-------- Material

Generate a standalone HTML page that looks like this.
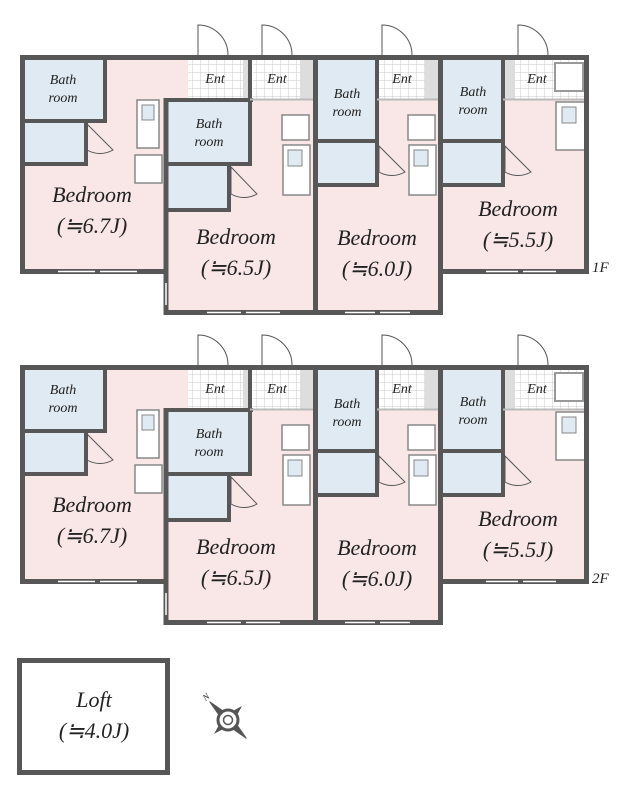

----------------
-------- Material

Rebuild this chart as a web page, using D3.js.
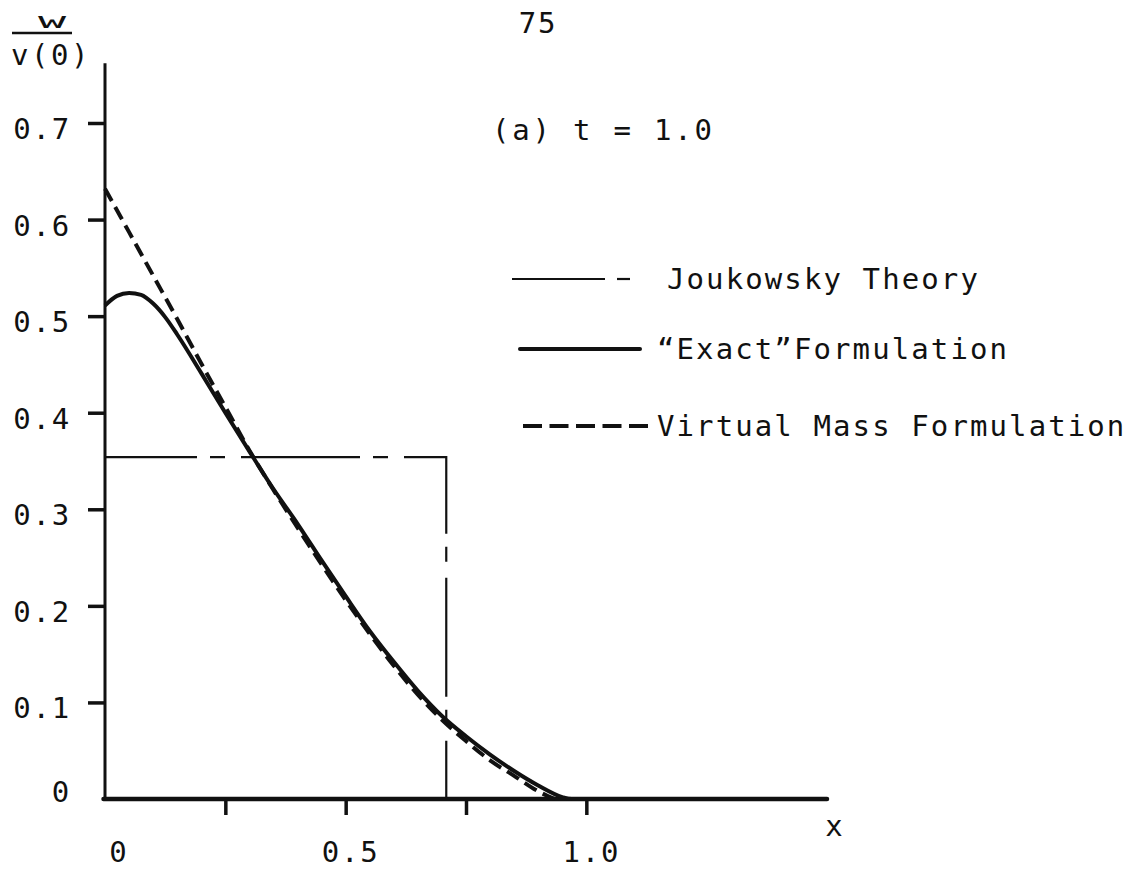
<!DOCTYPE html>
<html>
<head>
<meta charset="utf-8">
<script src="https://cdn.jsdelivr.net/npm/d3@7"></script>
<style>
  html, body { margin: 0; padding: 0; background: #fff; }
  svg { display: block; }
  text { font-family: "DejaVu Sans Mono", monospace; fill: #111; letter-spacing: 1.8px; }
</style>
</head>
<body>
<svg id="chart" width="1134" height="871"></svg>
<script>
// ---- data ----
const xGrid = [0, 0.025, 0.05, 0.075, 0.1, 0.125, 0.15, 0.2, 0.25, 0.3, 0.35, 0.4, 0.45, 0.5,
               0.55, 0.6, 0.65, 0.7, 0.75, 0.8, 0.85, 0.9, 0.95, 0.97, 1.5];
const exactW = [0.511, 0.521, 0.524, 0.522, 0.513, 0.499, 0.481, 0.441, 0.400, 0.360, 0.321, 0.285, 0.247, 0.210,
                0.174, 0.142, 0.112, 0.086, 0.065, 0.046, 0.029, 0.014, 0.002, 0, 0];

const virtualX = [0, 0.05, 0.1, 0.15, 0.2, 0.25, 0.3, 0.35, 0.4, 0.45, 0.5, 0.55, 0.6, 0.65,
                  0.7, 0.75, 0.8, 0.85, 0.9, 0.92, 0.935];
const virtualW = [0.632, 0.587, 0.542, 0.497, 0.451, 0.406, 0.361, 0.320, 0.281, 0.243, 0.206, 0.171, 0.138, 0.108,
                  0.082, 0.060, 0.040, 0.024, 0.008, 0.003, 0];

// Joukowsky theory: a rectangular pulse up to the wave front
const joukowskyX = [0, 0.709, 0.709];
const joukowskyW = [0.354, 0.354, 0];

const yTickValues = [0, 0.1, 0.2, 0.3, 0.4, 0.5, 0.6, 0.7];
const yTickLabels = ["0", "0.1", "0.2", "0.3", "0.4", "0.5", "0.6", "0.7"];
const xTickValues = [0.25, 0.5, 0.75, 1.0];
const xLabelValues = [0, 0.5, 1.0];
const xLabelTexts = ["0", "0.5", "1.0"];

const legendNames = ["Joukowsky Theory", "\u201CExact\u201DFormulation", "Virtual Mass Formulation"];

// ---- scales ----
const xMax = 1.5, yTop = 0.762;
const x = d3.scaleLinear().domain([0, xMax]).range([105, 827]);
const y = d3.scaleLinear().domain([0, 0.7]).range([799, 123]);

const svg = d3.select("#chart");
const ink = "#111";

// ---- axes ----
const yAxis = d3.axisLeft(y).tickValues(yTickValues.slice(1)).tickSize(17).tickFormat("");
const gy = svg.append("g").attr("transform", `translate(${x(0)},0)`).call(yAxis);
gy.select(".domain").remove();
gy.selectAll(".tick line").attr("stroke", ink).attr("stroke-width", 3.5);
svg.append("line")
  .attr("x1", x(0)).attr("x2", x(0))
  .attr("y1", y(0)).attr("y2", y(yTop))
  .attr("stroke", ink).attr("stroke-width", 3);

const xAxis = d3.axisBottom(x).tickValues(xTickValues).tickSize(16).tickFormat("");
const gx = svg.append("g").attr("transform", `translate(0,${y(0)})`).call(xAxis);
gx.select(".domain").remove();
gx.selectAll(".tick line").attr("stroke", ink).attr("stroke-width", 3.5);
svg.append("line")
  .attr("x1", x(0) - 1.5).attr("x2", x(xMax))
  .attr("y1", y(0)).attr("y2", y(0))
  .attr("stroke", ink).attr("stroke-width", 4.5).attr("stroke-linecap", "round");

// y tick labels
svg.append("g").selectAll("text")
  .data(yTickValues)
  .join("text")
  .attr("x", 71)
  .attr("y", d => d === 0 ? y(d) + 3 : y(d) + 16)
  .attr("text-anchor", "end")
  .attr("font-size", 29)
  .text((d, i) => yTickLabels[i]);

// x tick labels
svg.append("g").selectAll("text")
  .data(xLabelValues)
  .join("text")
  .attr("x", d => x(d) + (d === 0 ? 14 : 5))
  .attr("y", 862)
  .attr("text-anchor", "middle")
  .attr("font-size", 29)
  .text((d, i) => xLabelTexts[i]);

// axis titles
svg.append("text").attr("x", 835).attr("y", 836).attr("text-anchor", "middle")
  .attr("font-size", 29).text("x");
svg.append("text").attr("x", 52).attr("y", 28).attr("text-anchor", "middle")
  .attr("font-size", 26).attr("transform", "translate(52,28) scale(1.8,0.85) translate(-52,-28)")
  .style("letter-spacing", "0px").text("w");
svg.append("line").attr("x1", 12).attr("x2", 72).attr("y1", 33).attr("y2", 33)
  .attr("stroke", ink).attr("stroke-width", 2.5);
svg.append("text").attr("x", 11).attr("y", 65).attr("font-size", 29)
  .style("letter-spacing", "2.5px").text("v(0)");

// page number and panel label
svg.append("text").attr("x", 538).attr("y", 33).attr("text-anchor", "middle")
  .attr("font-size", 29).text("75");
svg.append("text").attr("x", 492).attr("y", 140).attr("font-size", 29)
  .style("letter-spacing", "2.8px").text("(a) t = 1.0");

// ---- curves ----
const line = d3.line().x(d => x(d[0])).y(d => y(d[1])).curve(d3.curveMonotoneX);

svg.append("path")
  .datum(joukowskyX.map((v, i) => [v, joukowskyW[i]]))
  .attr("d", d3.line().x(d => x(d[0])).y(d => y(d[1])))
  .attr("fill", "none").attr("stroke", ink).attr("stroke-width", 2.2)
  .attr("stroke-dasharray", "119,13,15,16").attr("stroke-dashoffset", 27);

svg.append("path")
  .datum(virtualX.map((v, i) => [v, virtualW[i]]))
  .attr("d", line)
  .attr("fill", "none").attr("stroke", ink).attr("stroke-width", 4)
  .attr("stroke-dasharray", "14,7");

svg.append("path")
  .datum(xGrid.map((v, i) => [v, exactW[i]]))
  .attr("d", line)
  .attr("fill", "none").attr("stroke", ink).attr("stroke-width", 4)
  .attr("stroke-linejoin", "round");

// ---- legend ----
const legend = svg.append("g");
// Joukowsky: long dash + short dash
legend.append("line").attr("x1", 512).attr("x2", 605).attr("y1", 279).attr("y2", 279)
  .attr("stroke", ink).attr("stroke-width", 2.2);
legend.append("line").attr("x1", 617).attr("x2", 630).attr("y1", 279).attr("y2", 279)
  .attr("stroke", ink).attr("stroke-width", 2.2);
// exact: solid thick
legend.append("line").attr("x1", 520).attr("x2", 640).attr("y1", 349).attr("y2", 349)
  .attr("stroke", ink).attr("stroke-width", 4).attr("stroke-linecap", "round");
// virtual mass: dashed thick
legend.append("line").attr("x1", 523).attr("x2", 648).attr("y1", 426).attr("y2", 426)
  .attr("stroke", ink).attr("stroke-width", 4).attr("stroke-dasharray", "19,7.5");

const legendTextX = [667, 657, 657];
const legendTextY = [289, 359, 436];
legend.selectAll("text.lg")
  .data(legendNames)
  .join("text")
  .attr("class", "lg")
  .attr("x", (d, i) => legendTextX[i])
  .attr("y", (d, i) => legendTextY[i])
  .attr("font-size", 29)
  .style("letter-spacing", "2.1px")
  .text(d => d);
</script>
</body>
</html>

----------------

> Task instructions
Reproduce nothing but the lines from the one with "Rebuild this chart" to the one with "0.002, 0, 0];", both lines included, and keep every picture out of the copy.

> Correct result
Rebuild this chart as a web page, using D3.js.
<!DOCTYPE html>
<html>
<head>
<meta charset="utf-8">
<script src="https://cdn.jsdelivr.net/npm/d3@7"></script>
<style>
  html, body { margin: 0; padding: 0; background: #fff; }
  svg { display: block; }
  text { font-family: "DejaVu Sans Mono", monospace; fill: #111; letter-spacing: 1.8px; }
</style>
</head>
<body>
<svg id="chart" width="1134" height="871"></svg>
<script>
// ---- data ----
const xGrid = [0, 0.025, 0.05, 0.075, 0.1, 0.125, 0.15, 0.2, 0.25, 0.3, 0.35, 0.4, 0.45, 0.5,
               0.55, 0.6, 0.65, 0.7, 0.75, 0.8, 0.85, 0.9, 0.95, 0.97, 1.5];
const exactW = [0.511, 0.521, 0.524, 0.522, 0.513, 0.499, 0.481, 0.441, 0.400, 0.360, 0.321, 0.285, 0.247, 0.210,
                0.174, 0.142, 0.112, 0.086, 0.065, 0.046, 0.029, 0.014, 0.002, 0, 0];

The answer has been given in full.